TF 2 AN: A Temporal-Frequency Fusion Attention Network for Spectrum Energy Level Prediction

Modeling and predicting radio spectrum are significant for better understanding the behavior of spectrum, managing their usage as well as optimizing the performance of dynamic spectrum access. Most of the existing works concentrate on predicting the occupation status of the spectrum via threshold-based binary time series, ignoring abundant frequency correlations. In fact, precisely predicting the energy level of the radio spectrum can provide richer information for applications such as characterizing the spectrum trending for earlier anomaly detection and estimating the channel quality for efficient spectrum sharing. However, the precise prediction is challenging due to the interference from both intra-spectrum and external factors. In this paper, we propose a temporal-frequency fusion attention network to model the complex internal and external correlations for precise prediction. More specifically, our framework consists of three major components: 1) an image processing based robust signal detection algorithm to locate the signal as model input. 2) an attention-based Long Short-term Memory network to model the temporal-frequency correlation of the spectrum. 3) a generalized fusion module to take in the external factors from heterogeneous domains.
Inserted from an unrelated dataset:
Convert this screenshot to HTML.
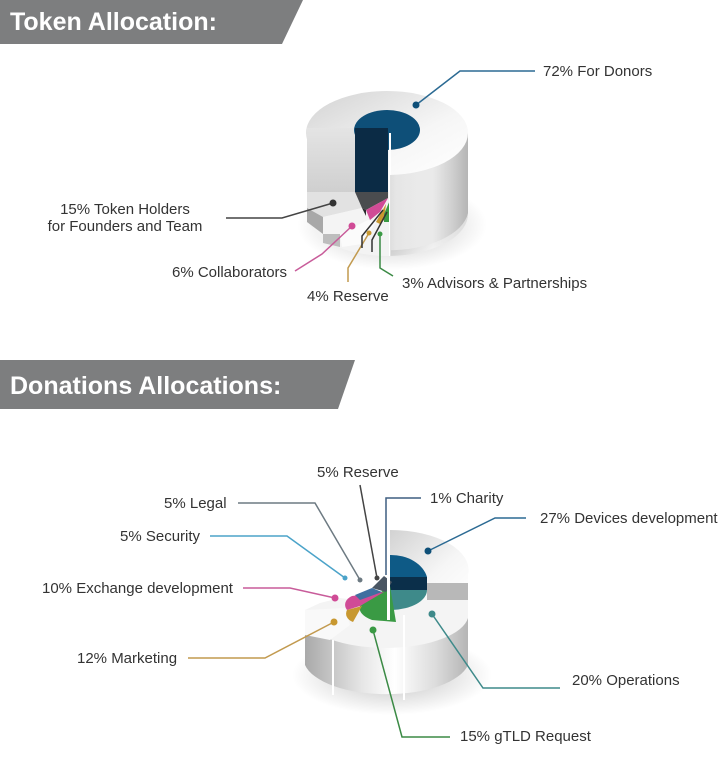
<!DOCTYPE html>
<html><head><meta charset="utf-8"><style>
html,body{margin:0;padding:0;background:#fff;}
svg{display:block}
text{font-family:"Liberation Sans",sans-serif;font-size:15px;fill:#333;}
.h{font-size:25px;font-weight:bold;fill:#fff;}
</style></head><body>
<svg width="720" height="758" viewBox="0 0 720 758" xmlns="http://www.w3.org/2000/svg">
<defs>
<linearGradient id="side" x1="0" x2="1" y1="0" y2="0">
<stop offset="0" stop-color="#a9a9a9"/><stop offset="0.35" stop-color="#e6e6e6"/><stop offset="0.55" stop-color="#ffffff"/><stop offset="0.8" stop-color="#dcdcdc"/><stop offset="1" stop-color="#b5b5b5"/>
</linearGradient>
<linearGradient id="top" x1="0" x2="1" y1="0" y2="1">
<stop offset="0" stop-color="#d2d2d2"/><stop offset="0.6" stop-color="#f6f6f6"/><stop offset="1" stop-color="#ffffff"/>
</linearGradient>
<linearGradient id="face" x1="0" x2="0" y1="0" y2="1">
<stop offset="0" stop-color="#e4e4e4"/><stop offset="1" stop-color="#cfcfcf"/>
</linearGradient>
<radialGradient id="sh" cx="0.5" cy="0.5" r="0.5"><stop offset="0" stop-color="#000" stop-opacity="0.25"/><stop offset="1" stop-color="#000" stop-opacity="0"/></radialGradient>
</defs>

<polygon points="0,0 303,0 282,44 0,44" fill="#7d7e7f"/>
<text x="10" y="30" class="h">Token Allocation:</text>
<polygon points="0,360 355,360 338,409 0,409" fill="#7d7e7f"/>
<text x="10" y="394" class="h">Donations Allocations:</text>

<ellipse cx="392" cy="225" rx="95" ry="45" fill="url(#sh)"/>
<path d="M307,133 L307,213 A81,42 0 0 0 468,213 L468,133 Z" fill="url(#side)"/>
<ellipse cx="387" cy="133" rx="81" ry="42" fill="url(#top)"/>
<path d="M307,128 L355,128 L355,193 L307,192 Z" fill="url(#face)"/>
<ellipse cx="387" cy="130" rx="33" ry="20" fill="#0e4f78"/>
<rect x="355" y="128" width="33" height="66" fill="#0b2b45"/>
<path d="M307,192 L390,192 L390,256 A81,42 0 0 1 307,213 Z" fill="#f3f3f3"/>
<path d="M307,192 L355,192 L362,208 L323,217 L307,208 Z" fill="#e2e2e2"/>
<path d="M307,208 L323,217 L323,234 L307,222 Z" fill="#a8a8a8"/>
<path d="M355,192 L388,192 L388,198 L366,210 L362,208 Z" fill="#4a4c4f"/>
<path d="M362,208 L366,210 L366,216 L362,214 Z" fill="#2a2b2d"/>
<path d="M323,217 L362,208 L368,220 L340,234 L323,234 Z" fill="#f4f4f4"/>
<path d="M323,234 L340,234 L340,247 L323,243 Z" fill="#bdbdbd"/>
<path d="M366,210 L388,198 L380,212 L370,220 Z" fill="#d04b96"/>
<path d="M340,234 L368,220 L376,222 L362,244 L342,247 Z" fill="#fbfbfb"/>
<path d="M376,222 L386,204 L384,220 L380,224 Z" fill="#c89830"/>
<path d="M384,214 L390,200 L390,222 L384,222 Z" fill="#3a9a44"/>
<rect x="389" y="133" width="2" height="123" fill="#fff"/>
<path d="M390,175 L390,256 A81,42 0 0 0 468,213 L468,133 A81,42 0 0 1 390,175 Z" fill="url(#side)" opacity="0.35"/>

<g fill="none" stroke-width="1.5">
<polyline points="535,71 460,71 416,105" stroke="#2b6a93"/>
<polyline points="226,218 282,218 333,203" stroke="#444"/>
<polyline points="295,271 322,254 352,226" stroke="#c85c9a"/>
<polyline points="348,282 348,268 369,233" stroke="#c29a4f"/>
<polyline points="393,276 380,268 380,234" stroke="#3b8a45"/>
<polyline points="362,248 362,236 383,210" stroke="#333"/>
<polyline points="372,252 372,240 387,212" stroke="#333"/>
</g>
<circle cx="416" cy="105" r="3.5" fill="#0e4f78"/>
<circle cx="333" cy="203" r="3.5" fill="#333"/>
<circle cx="352" cy="226" r="3.5" fill="#d04b96"/>
<circle cx="369" cy="233" r="2.5" fill="#c89830"/>
<circle cx="380" cy="234" r="2.5" fill="#3a9a44"/>
<text x="543" y="76">72% For Donors</text>
<text x="125" y="214" text-anchor="middle">15% Token Holders</text>
<text x="125" y="231" text-anchor="middle">for Founders and Team</text>
<text x="172" y="277">6% Collaborators</text>
<text x="307" y="301">4% Reserve</text>
<text x="402" y="288">3% Advisors &amp; Partnerships</text>

<ellipse cx="392" cy="675" rx="100" ry="40" fill="url(#sh)"/>
<path d="M305,620 L305,665 A83,36 0 0 0 468,665 L468,600 L390,600 Z" fill="url(#side)"/>
<path d="M390,530 A78,40 0 0 1 468,575 L468,600 L390,600 Z" fill="url(#top)"/>
<path d="M427,583 L468,583 L468,600 L427,600 Z" fill="#b8b8b8"/>
<path d="M305,622 A83,34 0 0 0 468,618 L468,600 L400,600 L390,605 L340,598 L320,603 L305,610 Z" fill="#f4f4f4"/>
<path d="M305,610 L345,608 L350,625 L330,640 L305,635 Z" fill="#f9f9f9"/>
<rect x="332" y="640" width="2" height="55" fill="#fff"/>
<rect x="403" y="615" width="2" height="85" fill="#fff"/>
<path d="M390,555 A37,28 0 0 1 427,577 L390,577 Z" fill="#0e5a86"/>
<rect x="390" y="577" width="37" height="13" fill="#0b2f4a"/>
<path d="M390,590 L427,590 A37,20 0 0 1 392,610 Z" fill="#3e8a8a"/>
<path d="M390,586 L396,622 L372,620 A32,15 0 0 1 360,606 Z" fill="#3a9a44"/>
<path d="M360,606 L384,592 L352,596 A13,10 0 0 0 347,610 Z" fill="#d04b96"/>
<path d="M347,610 L362,606 L353,622 A11,9 0 0 1 347,610 Z" fill="#c89830"/>
<path d="M372,588 L384,576 L392,582 L386,592 Z" fill="#4a5663"/>
<path d="M355,595 L372,588 L382,592 L360,600 Z" fill="#3f6fa0"/>
<rect x="387" y="530" width="3" height="90" fill="#fff"/>

<g fill="none" stroke-width="1.5">
<polyline points="360,485 377,578" stroke="#444"/>
<polyline points="238,503 315,503 360,580" stroke="#6d7a82"/>
<polyline points="421,498 386,498 386,575" stroke="#3f5f80"/>
<polyline points="210,536 287,536 345,578" stroke="#4ba3c9"/>
<polyline points="243,588 290,588 335,598" stroke="#c85c9a"/>
<polyline points="526,518 495,518 428,551" stroke="#2b6a93"/>
<polyline points="188,658 265,658 334,622" stroke="#c29a4f"/>
<polyline points="560,688 483,688 432,614" stroke="#3e8a8a"/>
<polyline points="450,737 402,737 373,630" stroke="#3b8a45"/>
</g>
<circle cx="377" cy="578" r="2.5" fill="#444"/>
<circle cx="360" cy="580" r="2.5" fill="#6d7a82"/>
<circle cx="345" cy="578" r="2.5" fill="#4ba3c9"/>
<circle cx="335" cy="598" r="3.5" fill="#d04b96"/>
<circle cx="428" cy="551" r="3.5" fill="#0e4f78"/>
<circle cx="334" cy="622" r="3.5" fill="#c89830"/>
<circle cx="432" cy="614" r="3.5" fill="#3e8a8a"/>
<circle cx="373" cy="630" r="3.5" fill="#3a9a44"/>
<text x="317" y="477">5% Reserve</text>
<text x="164" y="508">5% Legal</text>
<text x="430" y="503">1% Charity</text>
<text x="120" y="541">5% Security</text>
<text x="42" y="593">10% Exchange development</text>
<text x="540" y="523">27% Devices development</text>
<text x="77" y="663">12% Marketing</text>
<text x="572" y="685">20% Operations</text>
<text x="460" y="741">15% gTLD Request</text>
</svg>
</body></html>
Extensive experiments are conducted on real-world datasets collected by our spectrum monitoring station deployed in the city of Hangzhou, China, which shows that the proposed signal detection algorithm is robust for frequency bands with different signal to noise ratios. Furthermore, experimental results demonstrate that our method outperforms seven baseline methods in terms of prediction accuracy. The sensitivities of hyper-parameters are analyzed and the interpretability is also well discussed to prove the effectiveness of our method.